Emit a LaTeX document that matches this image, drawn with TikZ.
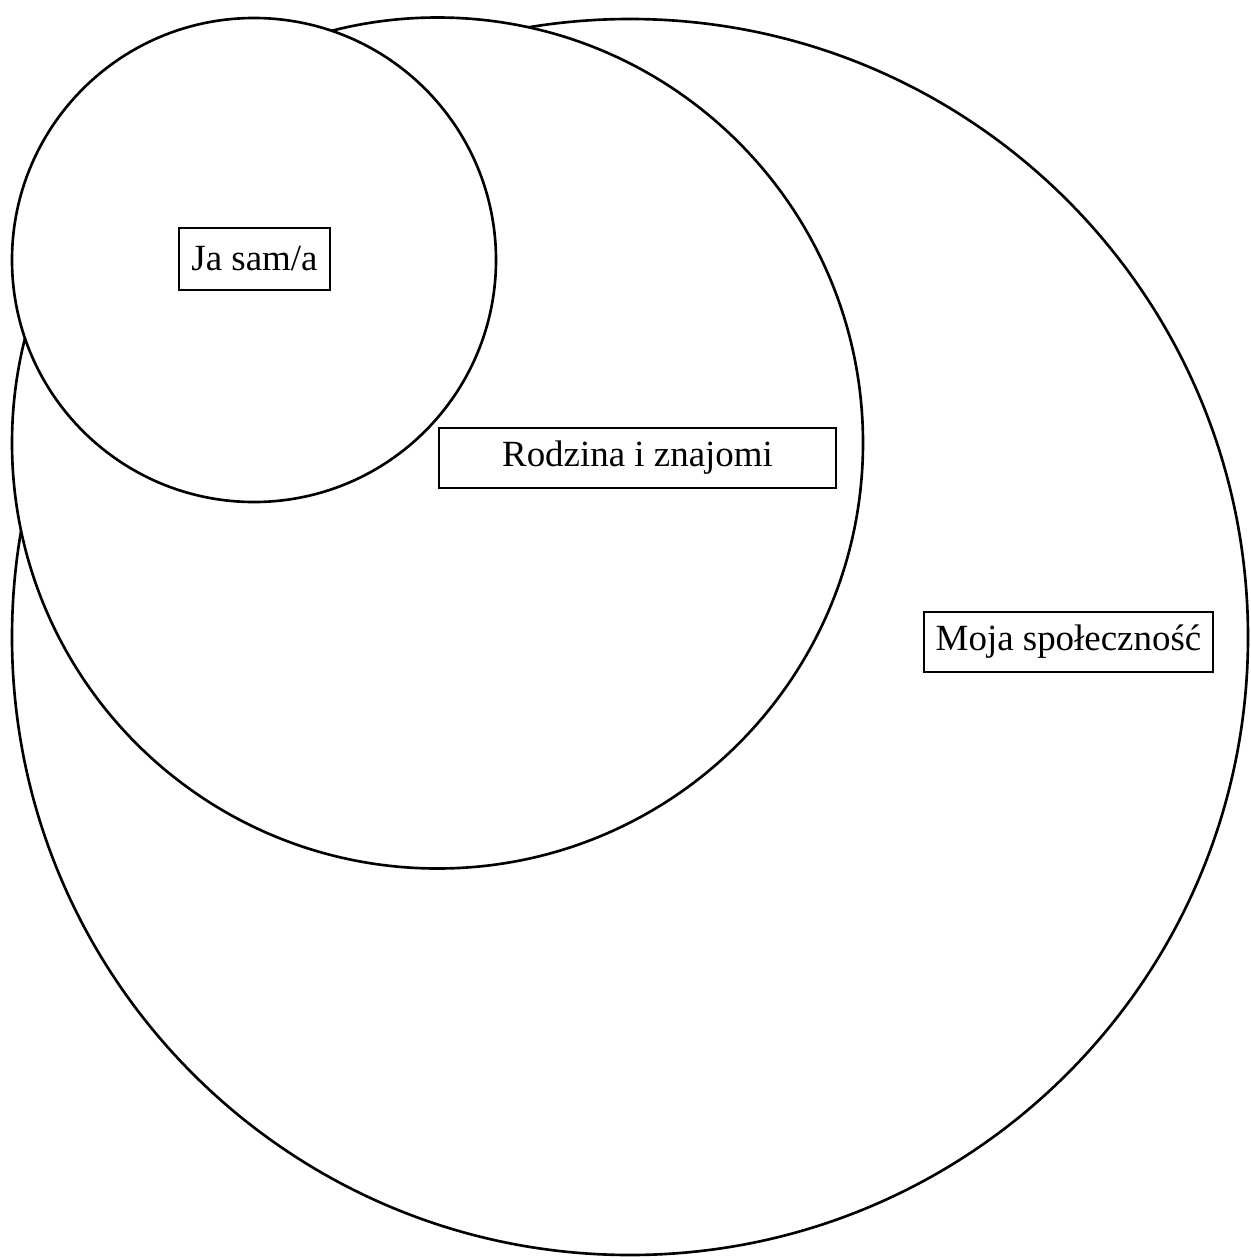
\documentclass[tikz,border=0pt]{standalone}
\usepackage{fontspec}
\setmainfont{Liberation Serif}
\usepackage{tikz}
\tikzset{ring/.style={draw, fill=white, line width=.75pt},
	namebox/.style={draw, fill=white, line width=.75pt, inner sep=0pt, font=\fontsize{10.5}{12}\selectfont}}

\begin{document}
\begin{tikzpicture}[x=.01cm,y=-.01cm]
		\useasboundingbox (0,0) rectangle (1250,1260);
		
		\draw[ring] (630,637) circle (618);
		\draw[ring] (437.5,443) circle (425.5);
		\draw[ring] (254,260) circle (242);
		
		\node[namebox, minimum width=1.51cm, minimum height=.62cm] (self) at (254.5,259) {Ja sam/a};
		\node[namebox, minimum width=3.97cm, minimum height=.60cm] (family) at (637.5,458) {Rodzina i znajomi};
		\node[namebox, minimum width=2.89cm, minimum height=.60cm] (community) at (1068.5,642) {Moja społeczność};
	\end{tikzpicture}
\end{document}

**Task brief:**
Leave the pictures out and please restate exactly the lines running from the start of the material through the one with "(254,260) circle (242);".

**Response to this exercise:**
Emit a LaTeX document that matches this image, drawn with TikZ.
\documentclass[tikz,border=0pt]{standalone}
\usepackage{fontspec}
\setmainfont{Liberation Serif}
\usepackage{tikz}
\tikzset{ring/.style={draw, fill=white, line width=.75pt},
	namebox/.style={draw, fill=white, line width=.75pt, inner sep=0pt, font=\fontsize{10.5}{12}\selectfont}}

\begin{document}
\begin{tikzpicture}[x=.01cm,y=-.01cm]
		\useasboundingbox (0,0) rectangle (1250,1260);
		
		\draw[ring] (630,637) circle (618);
		\draw[ring] (437.5,443) circle (425.5);
		\draw[ring] (254,260) circle (242);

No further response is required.